Geer-Melkus Construction Co., Inc. was a commercial construction company located in Grand Island, Nebraska. The company was founded in 1893 and was in existence until 1986.

==Overview==
Originally known as the Geer Company, it later became known as Geer-Maurer Construction Company before becoming known as Geer-Melkus. Geer-Melkus was the general contractor on many prominent buildings and civil engineering projects throughout the Midwest, including the Stuhr Museum of the Prairie Pioneer in Grand Island, designed by Edward Durell Stone.

The company was involved in several prominent lawsuits, including Geer-Melkus Constr. Co. v. United States, 302 F.2d 181 (8th Cir. 1962); United States v. Geer-Melkus Constr. Co., 195 F. Supp. 362 (D.N.D. 1961); Wood River v. Geer-Melkus Constr. Co., 233 Neb. 179 (Neb. 1989); and Geer-Melkus Constr. Co. v. Hall County Museum Board, 186 Neb. 615 (Neb. 1971).
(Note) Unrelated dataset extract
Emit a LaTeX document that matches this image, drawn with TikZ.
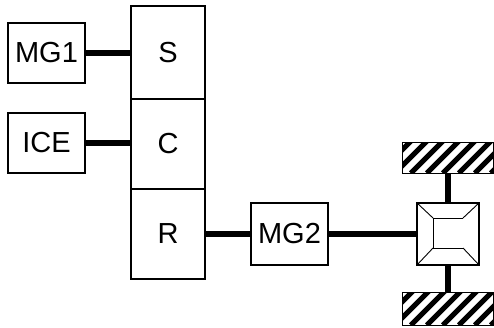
\documentclass[tikz,border=0pt]{standalone}
\usepackage{fontspec}
\setmainfont{Liberation Sans}
\begin{document}
\begin{tikzpicture}[x=1pt,y=-1pt,
  box/.style={draw,line width=1.2pt,inner sep=0pt,font=\fontsize{29}{29}\selectfont},
  shaft/.style={line width=6pt},
  thin/.style={line width=1.2pt}]
\useasboundingbox (0,0) rectangle (494,327);
% boxes
\node[box,minimum width=77pt,minimum height=60pt] (mg1) at (46.5,53) {MG1};
\node[box,minimum width=77pt,minimum height=60pt] (ice) at (46.5,143) {ICE};
\node[box,minimum width=74pt,minimum height=93pt] (s) at (168,52.5) {S};
\node[box,minimum width=74pt,minimum height=90pt] (c) at (168,144) {C};
\node[box,minimum width=74pt,minimum height=90pt] (r) at (168,234) {R};
\node[box,minimum width=77pt,minimum height=62pt] (mg2) at (289.5,234) {MG2};
\node[draw,thin,inner sep=0pt,minimum width=62pt,minimum height=62pt] (diff) at (448,234) {};
\node[inner sep=0pt,minimum width=90pt,minimum height=30pt] (wt) at (448,158) {};
\node[inner sep=0pt,minimum width=90pt,minimum height=32pt] (wb) at (448,309) {};
% hatching of wheels
\foreach \w in {wt,wb}{
  \begin{scope}
    \clip (\w.south west) rectangle (\w.north east);
    \foreach \k in {-40,-24,...,120}
      \draw[line width=5pt] ([xshift=\k pt]\w.south west) -- ++(40,-40);
  \end{scope}
  \draw[thin] (\w.south west) rectangle (\w.north east);
}
% differential inner drawing
\coordinate (i1) at (433,218);
\coordinate (i2) at (463,218);
\coordinate (i3) at (463,248);
\coordinate (i4) at (433,248);
\draw[line width=0.9pt] (i2) -- (i1) -- (i4) -- (i3);
\draw[line width=0.9pt] (diff.north west) -- (i1);
\draw[line width=0.9pt] (diff.south west) -- (i4);
\draw[line width=0.9pt] (diff.north east) -- (i2);
\draw[line width=0.9pt] (diff.south east) -- (i3);
% shafts
\draw[shaft] (mg1.east) -- (mg1.east -| s.west);
\draw[shaft] (ice.east) -- (ice.east -| c.west);
\draw[shaft] (r.east) -- (mg2.west);
\draw[shaft] (mg2.east) -- (diff.west);
\draw[shaft] (wt.south) -- (diff.north);
\draw[shaft] (diff.south) -- (wb.north);
\end{tikzpicture}
\end{document}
==Geer-Melkus Constr. Co. v. United States, 302 F.2d 181 (8th Cir. 1962)==
This case was brought to the court by Bison Construction Co. against Geer-Melkus Construction in order to receive payment for a contract. Bison Construction claimed that Geer-Melkus had withheld a payment totalling $16,196.19. Geer-Melkus admitted to withholding said payments but said it was on account of damages incurred by water escaping through a break in the water line which Bison was contracted to construct. The end result was a judgement against Geer-Melkus and they were impelled to pay Bison Construction the outstanding total.